Par exemple, en combinant les données sur les organismes d’accueil selon l’endroit et la période de l’année au cours de laquelle les services du PCBMI sont offerts, l’ARC a peut-être compris dans quelle mesure les endroits sont bien desservis tout au long de l’année grâce aux services du PCBMI.  Au fil du temps, l’ARC peut vérifier si un nombre croissant d’organismes d’accueil dans un endroit précis offrent ces services à longueur d’année.

Encore une fois, en combinant les données sur les bénévoles par organisme d’accueil, l’ARC pourrait avoir déterminé quels bénévoles sont affiliés à plusieurs organismes d’accueil, et ainsi déterminé quels services du PCBMI des organismes d’accueil seraient les plus menacés s’ils perdaient ces bénévoles.

Il s’agit donc de la deuxième priorité de l’ARC en matière de données : améliorer la collecte et l’analyse des données sur l’infrastructure de prestation du PCBMI en fonction des renseignements fournis dans les inscriptions des organismes d’accueil et des bénévoles.

L’ARC fait déjà une partie de ce travail.  Toutefois, il est impossible d’en évaluer la qualité.  Contrairement aux données sur les résultats, nous ne croyons pas que l’ARC soit tenue de publier ses données et son analyse sur les organismes d’accueil et les bénévoles.
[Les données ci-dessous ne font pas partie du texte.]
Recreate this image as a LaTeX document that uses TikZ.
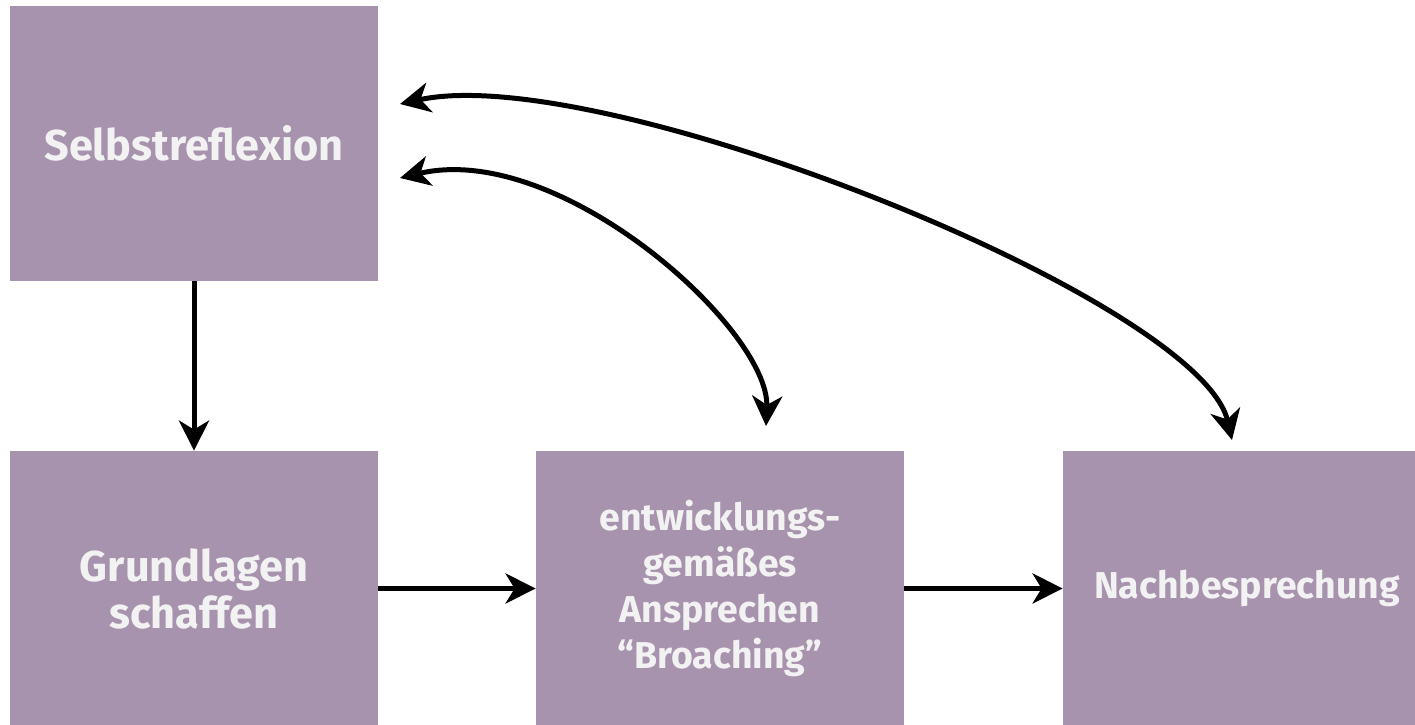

Bien sûr, ce serait utile à tous ceux qui s’intéressent au PCBMI si l’ARC le faisait.

En principe, l’ARC recueille et analyse des données pour mieux comprendre l’infrastructure de prestation actuelle du PCBMI.  L’ARC doit le faire, à son tour, pour être en mesure de déterminer les améliorations qu’elle doit encourager au sein de l’infrastructure de prestation.  Les choix d’améliorations forment sa stratégie pour le PCBMI.

Dans un article connexe, intitulé « Ensuite, l’ARC doit élaborer une stratégie axée sur l’amélioration de l’EFFICIENCE », nous examinons comment l’analyse des données de l’ARC peut éclairer ses choix. Peu importe les données que l’ARC recueille et analyse, nous soutenons qu’elle fait actuellement le mauvais choix stratégique pour améliorer et élargir le PCBMI.